Western Sugar wrapped up its beet processing in January, an early end caused by a rough October harvest.

An early October snow and freezing temperatures cut two weeks off a month critical to cooperative members piling beets for the factory in Billings, Mont. Those piles typically supply the factory into February.

The sugar is sold under the “GW” brand, or bagged with a supermarket label.

The early expectation was that Billings-region farmers would produce about 34.9 tons an acre with a sugar content of 19%. The October weather delays left about 30% of the beets yet to be harvested when November arrived.

“We lost about 4,500 acres in the Billings area. That equates to a few tons of sugar. You have to have the raw sugar to sell,” said Butch Ewen, a Western Sugar Cooperative farmer near Huntley.

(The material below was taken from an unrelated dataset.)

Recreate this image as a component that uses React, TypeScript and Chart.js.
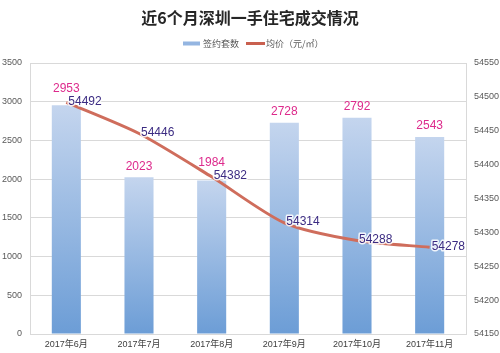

After the freeze, farmers harvested a couple tons of frozen beets each. Frozen beets spoil fast, which means there’s a limited time in which the beets can be turned to sugar. This was the second year in a row that a cold, wet October cut into an otherwise good crop.

Sugar beet farming is a $100 million industry along the Yellowstone River from Fromberg to Sidney, and along the Big Horn River drainage near Hardin.

On the lower Yellowstone River near Sidney, they are still processing beets at Sidney Sugars. Farmer Don Steinbeisser Jr. said farmers in Eastern Montana managed to get nearly 99% of their beets dug up. The area dealt with October cold, but it wasn’t socked by snow like south-central Montana, which received a foot in places.

“We did get some snow in the end, but we didn’t get as cold as they did and we got 99% of them out,” Steinbeisser said. “A couple guys had beets left on the edges of their fields, by then it was so muddy and snowy and they said ‘we’re done.’”

Steinbeisser said the Sidney factory would process beets for about another week.